Domino's To Do Some Heavy Lifting To Buoy U.S. Sales
In a conference call with analysts, CEO David Brandon described what he calls a "barbell strategy that is appropriate for us."
One end is the current 4-4-4- promotion that offers a 10-inch pizza for $4, which Brandon said provides an alternative for customers looking for "a smaller-ticket opportunity to participate in the brand."
The other end is a premium line that would appeal to "many of our customers who enjoy that kind of product who are not as price-sensitive." The brand has two or three product platforms as a result of limited-time-only promotions that have been successful. "Some may be resurrected as part of our premium line," he said. "Others are going into test and we'll round out that line. When and how it evolves" is still undetermined.
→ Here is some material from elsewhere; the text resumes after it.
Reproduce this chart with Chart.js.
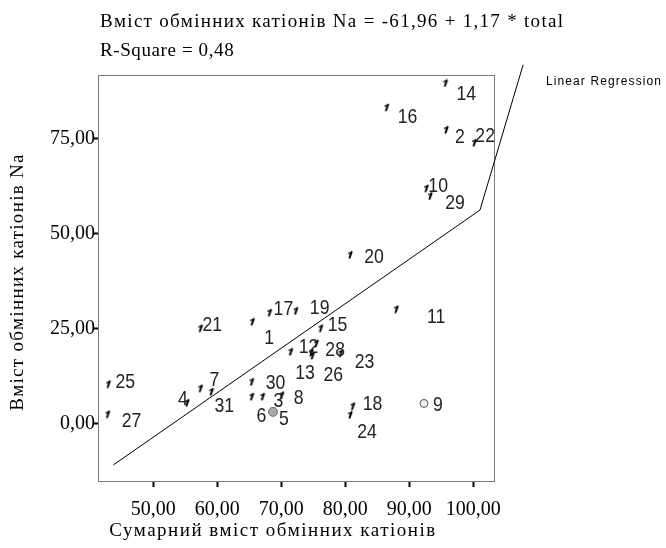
<!DOCTYPE html>
<html>
<head>
<meta charset="utf-8">
<script src="https://cdn.jsdelivr.net/npm/chart.js@4.4.1/dist/chart.umd.min.js"></script>
<style>
  html, body { margin: 0; padding: 0; background: #fff; }
  canvas { display: block; }
</style>
</head>
<body>
<canvas id="chart" width="666" height="548"></canvas>
<script>
// Case numbers and measured values (sum of exchangeable cations vs. Na content)
const caseIds = ['1','2','3','4','5','6','7','8','9','10','11','12','13','14','15','16',
                 '17','18','19','20','21','22','23','24','25','26','27','28','29','30','31'];
const totalCations = [65.6, 95.9, 67.2, 55.4, 68.7, 65.5, 57.5, 70.2, 92.3, 92.8, 88.1, 71.6,
                      74.8, 95.8, 76.3, 86.6, 68.3, 81.3, 72.4, 80.9, 57.5, 100.3, 79.4, 80.9,
                      43.1, 75.0, 43.0, 75.6, 93.4, 65.5, 59.2];
const sodiumCations = [26.9, 77.4, 7.2, 5.6, 3.2, 7.2, 9.4, 7.6, 5.4, 62.0, 30.2, 19.0,
                       18.8, 89.7, 25.2, 83.3, 29.3, 4.7, 29.8, 44.5, 25.2, 74.0, 18.6, 2.4,
                       10.5, 18.0, 2.6, 21.2, 60.0, 11.1, 8.5];

// Axis ticks
const xTicks = [50, 60, 70, 80, 90, 100];
const yTicks = [0, 25, 50, 75];

// Fitted model: Na = -61,96 + 1,17 * total
const fitIntercept = -61.96;
const fitSlope = 1.17;
const fitRange = [43.75, 101.05];
// End of the leader stroke running up to the legend key
const legendLeader = { x: 107.8, y: 94.5 };

// ---- presentation ----
const labelOffsets = {
  '1': [16, 16], '2': [13, 7], '3': [15, 5], '4': [-5, -3], '5': [11, 7], '6': [9, 20],
  '7': [13, -8], '8': [16, 3], '9': [14, 2], '10': [11, -2], '11': [39, 8], '12': [17, -5],
  '13': [-7, 21], '14': [20, 11], '15': [16, -3], '16': [20, 10], '17': [13, -3], '18': [19, -2],
  '19': [23, -2], '20': [23, 2], '21': [11, -3], '22': [10, -6], '23': [23, 9], '24': [16, 17],
  '25': [16, -2], '26': [20, 20], '27': [23, 7], '28': [18, 7], '29': [24, 7], '30': [23, 1],
  '31': [12, 15]
};
const circleMarks = {
  '5': { fill: '#a9a9a9', stroke: '#6b6b6b', r: 4.5 },
  '9': { fill: '#ececec', stroke: '#555555', r: 4 }
};

// Small slanted tick used as the default scatter marker
const tickMark = (() => {
  const c = document.createElement('canvas');
  c.width = 8; c.height = 9;
  const g = c.getContext('2d');
  g.strokeStyle = '#000';
  g.lineCap = 'round';
  g.lineWidth = 2;
  g.beginPath(); g.moveTo(2.5, 7.5); g.lineTo(4.5, 1.8); g.stroke();
  g.lineWidth = 1.3;
  g.beginPath(); g.moveTo(1.5, 3.2); g.lineTo(4.5, 2.2); g.stroke();
  return c;
})();

const fmt = v => v.toFixed(2).replace('.', ',');
const fitY = x => fitIntercept + fitSlope * x;

const points = totalCations.map((x, i) => ({ x, y: sodiumCations[i] }));
const fitLine = [
  { x: fitRange[0], y: fitY(fitRange[0]) },
  { x: fitRange[1], y: fitY(fitRange[1]) },
  legendLeader
];

const serif = '"Liberation Serif", "Times New Roman", serif';

const decorations = {
  id: 'decorations',
  beforeDatasetsDraw(chart) {
    const { ctx, chartArea: a } = chart;
    ctx.save();
    ctx.strokeStyle = '#787878';
    ctx.lineWidth = 1;
    ctx.strokeRect(a.left + 0.5, a.top + 0.5, a.right - a.left - 1, a.bottom - a.top);
    ctx.restore();
  },
  afterDatasetsDraw(chart) {
    const { ctx } = chart;
    // case labels beside each marker
    const meta = chart.getDatasetMeta(0);
    ctx.save();
    ctx.fillStyle = '#222';
    ctx.font = '21px "Liberation Sans", Arial, sans-serif';
    ctx.textAlign = 'center';
    ctx.textBaseline = 'middle';
    meta.data.forEach((el, i) => {
      const id = caseIds[i];
      const [dx, dy] = labelOffsets[id] || [14, 0];
      ctx.save();
      ctx.translate(el.x + dx, el.y + dy);
      ctx.scale(0.84, 1);
      ctx.fillText(id, 0, 0);
      ctx.restore();
    });
    ctx.restore();

    // headings, axis titles and legend entry
    ctx.save();
    ctx.fillStyle = '#000';
    ctx.textBaseline = 'middle';
    ctx.textAlign = 'left';
    ctx.font = '19px ' + serif;
    ctx.letterSpacing = '1.3px';
    ctx.fillText('Вміст обмінних катіонів Na = -61,96 + 1,17 * total', 100, 22.5);
    ctx.letterSpacing = '0.6px';
    ctx.fillText('R-Square = 0,48', 100, 51.5);

    ctx.textAlign = 'center';
    ctx.letterSpacing = '1.5px';
    ctx.fillText('Сумарний вміст обмінних катіонів', 273, 531);
    ctx.letterSpacing = '1.3px';
    ctx.save();
    ctx.translate(18.5, 282);
    ctx.rotate(-Math.PI / 2);
    ctx.fillText('Вміст обмінних катіонів Na', 0, 0);
    ctx.restore();

    ctx.textAlign = 'left';
    ctx.font = '12px "Liberation Sans", Arial, sans-serif';
    ctx.letterSpacing = '1.1px';
    ctx.fillText('Linear Regression', 546, 82);
    ctx.restore();
  }
};

new Chart(document.getElementById('chart'), {
  type: 'scatter',
  data: {
    datasets: [
      {
        label: 'cases',
        data: points,
        pointStyle: c => circleMarks[caseIds[c.dataIndex]] ? 'circle' : tickMark,
        pointRadius: c => { const m = circleMarks[caseIds[c.dataIndex]]; return m ? m.r : 4; },
        pointBackgroundColor: c => { const m = circleMarks[caseIds[c.dataIndex]]; return m ? m.fill : '#000'; },
        pointBorderColor: c => { const m = circleMarks[caseIds[c.dataIndex]]; return m ? m.stroke : '#000'; },
        pointBorderWidth: 1,
        order: 1
      },
      {
        type: 'line',
        label: 'Linear Regression',
        data: fitLine,
        borderColor: '#000',
        borderWidth: 1,
        pointRadius: 0,
        fill: false,
        tension: 0,
        clip: false,
        order: 0
      }
    ]
  },
  options: {
    responsive: false,
    animation: false,
    events: [],
    layout: { padding: { left: 0, top: 75, right: 171, bottom: 0 } },
    plugins: { legend: { display: false }, tooltip: { enabled: false } },
    scales: {
      x: {
        type: 'linear',
        min: 41.35,
        max: 103.4,
        afterBuildTicks: s => { s.ticks = xTicks.map(v => ({ value: v })); },
        afterFit: s => { s.height = 67; },
        ticks: {
          callback: v => fmt(v),
          color: '#000',
          font: { family: serif, size: 20 },
          padding: 11,
          maxRotation: 0,
          autoSkip: false
        },
        grid: { drawOnChartArea: false, drawTicks: true, tickLength: 6, tickWidth: 2, tickColor: '#000' },
        border: { display: false }
      },
      y: {
        type: 'linear',
        min: -15,
        max: 91.8,
        afterBuildTicks: s => { s.ticks = yTicks.map(v => ({ value: v })); },
        afterFit: s => { s.width = 98; },
        ticks: {
          callback: v => fmt(v),
          color: '#000',
          font: { family: serif, size: 20 },
          padding: -2,
          autoSkip: false
        },
        grid: { drawOnChartArea: false, drawTicks: true, tickLength: 5, tickWidth: 2, tickColor: '#000' },
        border: { display: false }
      }
    }
  },
  plugins: [decorations]
});
</script>
</body>
</html>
First-quarter earnings rose 68% to $14.1 million, or 23 cents a share, compared to last year for the Ann Arbor, Mich.-based company--mainly as a result of Domino's earnings that fell 68% in the first quarter of 2007 due to the costs of a large recapitalization plan it was executing.
Revenue in the first quarter dipped slightly to $339 million.
Sales slid 5.2% percent in the first three months of 2008 compared to the same time in 2007, while sales at its international stores increased 8.8%. Overall global retail sales--which considers sales at all Domino's 8,641 stores--rose 5.6%, buoyed by pizza sales abroad.
Domino's also intends to test products that would create new sales opportunities at lunch and late-night.
"We plan on selling a lot of pizza at lunch," Brandon said.